Inspiration
Imagine a homeowner who has invested in a solar panel. Every day, it generates ample clean energy, but they only use a small fraction of it to charge a single phone and power a lightbulb at night. The rest, kilowatts of valuable power, is completely wasted, just gets lost and wasted.
Now, imagine their neighbor just a few meters away. They have a growing family and modern needs: an electric shower, a TV for the family to gather around, lights for their children to study, and maybe even a washing machine or an electric cooker. Their demand for energy is high, and they are often left at the mercy of an expensive and unreliable grid, sometimes running out of power when they need it most.
This glaring inefficiency is the heart of our inspiration. On one side of a fence, there is wasted potential. On the other, there is unmet need. Umeme Pamoja was born from the simple idea of building a bridge across that fence, to turn one person's daily waste into their neighbor's reliable power, and in doing so, empower the entire community.
What it does
Umeme Pamoja, "The Local Energy Network," is a smart, peer-to-peer energy trading platform. It transforms homes with solar panels into micro-power stations, allowing them to automatically and securely sell their surplus energy to their immediate neighbors.
For sellers, it creates a new, passive income stream. For buyers, it provides a cheaper, more reliable alternative to the national grid. For the community, it builds a decentralized, bottom-up energy grid that is resilient and sustainable. We built our solution on three core principles:
- Radical Inclusion: Accessible via a smartphone app with speech commands and a parallel USSD service for non-smartphone users.
- Guaranteed Privacy: An anonymous user ID system protects both buyers and sellers, preventing community friction.
- Seamless Transactions: Deep integration with M-Pesa ensures every transaction is instant, secure, and trusted.
How we built it
As a two-person team in a 7-day hackathon, we focused on bringing our vision to life through rapid, user-centric prototyping.
- User Journey Mapping: We started by creating internal development personas, a solar owner with surplus power, and a neighbor needing reliable energy. Mapping their potential needs and social frictions led us directly to our core principle of anonymity. We realized that to build trust, the platform must hide real identities and use unique user IDs for all transactions.
- High-Fidelity Mockups: We designed every screen of the application with this "anonymity-first" approach, from the USSD menus to the smartphone app dashboard.
- Interactive Prototyping: Using Figma, we linked these static screens into a fully interactive, clickable prototype that demonstrated this anonymous user flow.

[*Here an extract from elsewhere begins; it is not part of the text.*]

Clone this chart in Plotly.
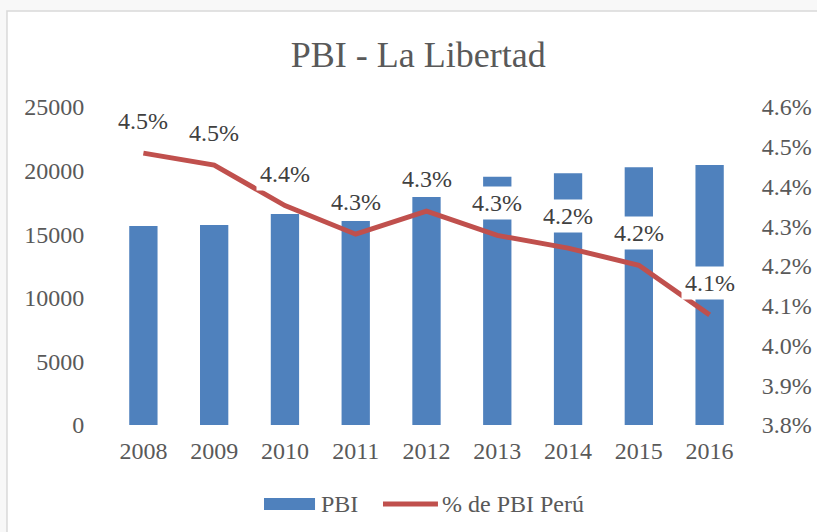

- Product Walkthrough: We then used Loom to record a comprehensive demo video, narrating the user journey while clicking through the Figma prototype to show how the system works in a real-world, private, and secure scenario.
- Centralized Hub: Finally, we organized all our assets into a professional GitHub repository to serve as the single source of truth for our project.
Challenges we ran into
Our biggest challenge was designing for true inclusivity. An app is not enough. We realized that to serve entire communities, we had to build a system that worked for everyone, including the elderly or those without expensive smartphones. This forced us to design a completely parallel USSD interface, ensuring that our platform's core functionality was accessible through simple text commands on any mobile phone.
What we learned
This hackathon taught us the incredible power of prototyping. In just a few days, we were able to transform a complex idea into a tangible, interactive experience. We learned that you don't need a fully coded product to effectively communicate a vision and demonstrate user value. Presenting a realistic prototype helped us identify and solve user experience challenges early on, like the absolute necessity for anonymity in transactions.
What's next for Umeme Pamoja
Our path forward is clear and focused. The next steps are to develop the real grid and application, pilot, and then expand.